(INFORMATION PROVIDED)
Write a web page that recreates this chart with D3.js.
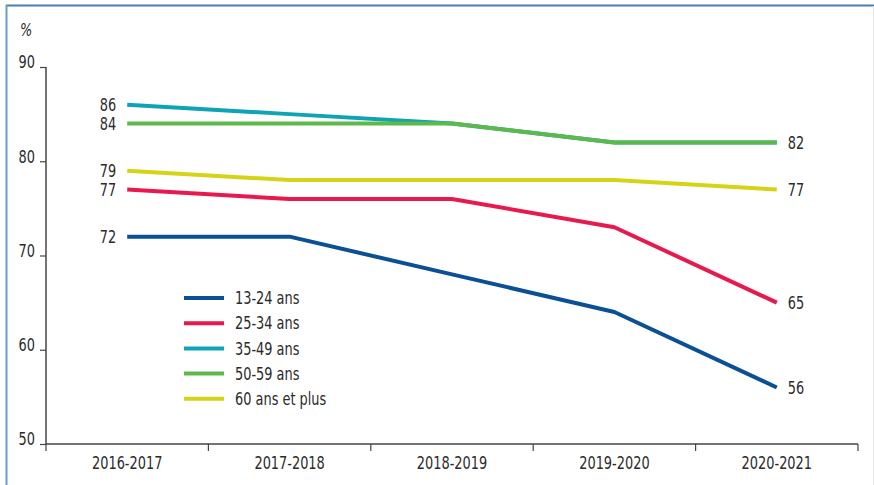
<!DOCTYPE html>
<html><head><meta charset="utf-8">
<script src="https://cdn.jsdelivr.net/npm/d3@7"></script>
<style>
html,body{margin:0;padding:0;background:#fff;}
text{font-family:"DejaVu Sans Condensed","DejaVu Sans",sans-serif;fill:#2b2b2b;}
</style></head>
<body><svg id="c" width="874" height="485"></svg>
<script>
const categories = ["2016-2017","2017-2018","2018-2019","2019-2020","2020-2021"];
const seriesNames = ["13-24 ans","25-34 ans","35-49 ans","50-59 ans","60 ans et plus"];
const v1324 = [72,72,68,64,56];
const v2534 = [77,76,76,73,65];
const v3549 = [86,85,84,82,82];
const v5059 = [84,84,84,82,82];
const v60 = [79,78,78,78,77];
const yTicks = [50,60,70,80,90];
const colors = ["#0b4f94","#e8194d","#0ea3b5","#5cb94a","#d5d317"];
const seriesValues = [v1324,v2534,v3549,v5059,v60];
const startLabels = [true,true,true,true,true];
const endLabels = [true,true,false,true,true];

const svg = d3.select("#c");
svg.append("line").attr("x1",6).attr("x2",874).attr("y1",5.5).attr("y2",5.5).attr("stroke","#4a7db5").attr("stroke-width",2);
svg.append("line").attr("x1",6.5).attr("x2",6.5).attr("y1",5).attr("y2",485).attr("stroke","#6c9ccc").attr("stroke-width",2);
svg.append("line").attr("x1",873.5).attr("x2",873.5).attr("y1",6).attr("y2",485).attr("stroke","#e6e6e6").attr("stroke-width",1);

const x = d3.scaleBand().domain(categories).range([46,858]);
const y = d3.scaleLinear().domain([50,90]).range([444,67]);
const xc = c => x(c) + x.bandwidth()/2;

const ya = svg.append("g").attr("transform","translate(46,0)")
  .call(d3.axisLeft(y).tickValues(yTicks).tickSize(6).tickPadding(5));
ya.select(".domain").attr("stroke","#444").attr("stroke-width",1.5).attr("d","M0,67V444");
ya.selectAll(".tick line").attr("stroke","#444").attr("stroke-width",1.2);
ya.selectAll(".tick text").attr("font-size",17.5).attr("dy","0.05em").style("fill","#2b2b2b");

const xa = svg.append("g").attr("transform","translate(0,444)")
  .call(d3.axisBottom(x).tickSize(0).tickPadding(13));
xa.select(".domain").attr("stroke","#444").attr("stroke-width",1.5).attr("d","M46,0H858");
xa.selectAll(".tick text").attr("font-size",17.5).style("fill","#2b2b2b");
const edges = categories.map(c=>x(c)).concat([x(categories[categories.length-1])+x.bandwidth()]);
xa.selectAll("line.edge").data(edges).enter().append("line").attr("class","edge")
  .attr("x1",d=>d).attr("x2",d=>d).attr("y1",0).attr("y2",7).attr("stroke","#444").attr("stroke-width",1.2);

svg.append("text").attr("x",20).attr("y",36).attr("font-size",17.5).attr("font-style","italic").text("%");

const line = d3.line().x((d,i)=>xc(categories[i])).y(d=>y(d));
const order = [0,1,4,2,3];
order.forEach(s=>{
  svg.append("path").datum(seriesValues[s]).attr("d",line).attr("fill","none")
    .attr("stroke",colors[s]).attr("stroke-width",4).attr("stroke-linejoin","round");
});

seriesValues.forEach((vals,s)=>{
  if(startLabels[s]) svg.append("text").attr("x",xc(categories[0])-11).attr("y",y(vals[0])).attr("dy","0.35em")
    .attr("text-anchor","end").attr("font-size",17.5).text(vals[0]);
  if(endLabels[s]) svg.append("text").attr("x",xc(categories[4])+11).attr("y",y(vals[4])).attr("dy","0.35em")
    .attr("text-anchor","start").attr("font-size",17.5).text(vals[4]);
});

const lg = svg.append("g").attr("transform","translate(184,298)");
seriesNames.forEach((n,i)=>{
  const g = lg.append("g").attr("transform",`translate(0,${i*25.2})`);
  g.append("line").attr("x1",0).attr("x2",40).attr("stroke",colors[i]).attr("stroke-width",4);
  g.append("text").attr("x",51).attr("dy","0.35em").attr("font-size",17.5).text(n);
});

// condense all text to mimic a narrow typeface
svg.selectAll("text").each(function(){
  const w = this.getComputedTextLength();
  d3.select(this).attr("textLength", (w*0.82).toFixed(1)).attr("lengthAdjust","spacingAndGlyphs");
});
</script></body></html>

(WORK TO COMPLETE) Extract all the data above exactly, excluding every picture.

(EXERCISE RESULT)
Write a web page that recreates this chart with D3.js.
<!DOCTYPE html>
<html><head><meta charset="utf-8">
<script src="https://cdn.jsdelivr.net/npm/d3@7"></script>
<style>
html,body{margin:0;padding:0;background:#fff;}
text{font-family:"DejaVu Sans Condensed","DejaVu Sans",sans-serif;fill:#2b2b2b;}
</style></head>
<body><svg id="c" width="874" height="485"></svg>
<script>
const categories = ["2016-2017","2017-2018","2018-2019","2019-2020","2020-2021"];
const seriesNames = ["13-24 ans","25-34 ans","35-49 ans","50-59 ans","60 ans et plus"];
const v1324 = [72,72,68,64,56];
const v2534 = [77,76,76,73,65];
const v3549 = [86,85,84,82,82];
const v5059 = [84,84,84,82,82];
const v60 = [79,78,78,78,77];
const yTicks = [50,60,70,80,90];
const colors = ["#0b4f94","#e8194d","#0ea3b5","#5cb94a","#d5d317"];
const seriesValues = [v1324,v2534,v3549,v5059,v60];
const startLabels = [true,true,true,true,true];
const endLabels = [true,true,false,true,true];

const svg = d3.select("#c");
svg.append("line").attr("x1",6).attr("x2",874).attr("y1",5.5).attr("y2",5.5).attr("stroke","#4a7db5").attr("stroke-width",2);
svg.append("line").attr("x1",6.5).attr("x2",6.5).attr("y1",5).attr("y2",485).attr("stroke","#6c9ccc").attr("stroke-width",2);
svg.append("line").attr("x1",873.5).attr("x2",873.5).attr("y1",6).attr("y2",485).attr("stroke","#e6e6e6").attr("stroke-width",1);

const x = d3.scaleBand().domain(categories).range([46,858]);
const y = d3.scaleLinear().domain([50,90]).range([444,67]);
const xc = c => x(c) + x.bandwidth()/2;

const ya = svg.append("g").attr("transform","translate(46,0)")
  .call(d3.axisLeft(y).tickValues(yTicks).tickSize(6).tickPadding(5));
ya.select(".domain").attr("stroke","#444").attr("stroke-width",1.5).attr("d","M0,67V444");
ya.selectAll(".tick line").attr("stroke","#444").attr("stroke-width",1.2);
ya.selectAll(".tick text").attr("font-size",17.5).attr("dy","0.05em").style("fill","#2b2b2b");

const xa = svg.append("g").attr("transform","translate(0,444)")
  .call(d3.axisBottom(x).tickSize(0).tickPadding(13));
xa.select(".domain").attr("stroke","#444").attr("stroke-width",1.5).attr("d","M46,0H858");
xa.selectAll(".tick text").attr("font-size",17.5).style("fill","#2b2b2b");
const edges = categories.map(c=>x(c)).concat([x(categories[categories.length-1])+x.bandwidth()]);
xa.selectAll("line.edge").data(edges).enter().append("line").attr("class","edge")
  .attr("x1",d=>d).attr("x2",d=>d).attr("y1",0).attr("y2",7).attr("stroke","#444").attr("stroke-width",1.2);

svg.append("text").attr("x",20).attr("y",36).attr("font-size",17.5).attr("font-style","italic").text("%");

const line = d3.line().x((d,i)=>xc(categories[i])).y(d=>y(d));
const order = [0,1,4,2,3];
order.forEach(s=>{
  svg.append("path").datum(seriesValues[s]).attr("d",line).attr("fill","none")
    .attr("stroke",colors[s]).attr("stroke-width",4).attr("stroke-linejoin","round");
});

seriesValues.forEach((vals,s)=>{
  if(startLabels[s]) svg.append("text").attr("x",xc(categories[0])-11).attr("y",y(vals[0])).attr("dy","0.35em")
    .attr("text-anchor","end").attr("font-size",17.5).text(vals[0]);
  if(endLabels[s]) svg.append("text").attr("x",xc(categories[4])+11).attr("y",y(vals[4])).attr("dy","0.35em")
    .attr("text-anchor","start").attr("font-size",17.5).text(vals[4]);
});

const lg = svg.append("g").attr("transform","translate(184,298)");
seriesNames.forEach((n,i)=>{
  const g = lg.append("g").attr("transform",`translate(0,${i*25.2})`);
  g.append("line").attr("x1",0).attr("x2",40).attr("stroke",colors[i]).attr("stroke-width",4);
  g.append("text").attr("x",51).attr("dy","0.35em").attr("font-size",17.5).text(n);
});

// condense all text to mimic a narrow typeface
svg.selectAll("text").each(function(){
  const w = this.getComputedTextLength();
  d3.select(this).attr("textLength", (w*0.82).toFixed(1)).attr("lengthAdjust","spacingAndGlyphs");
});
</script></body></html>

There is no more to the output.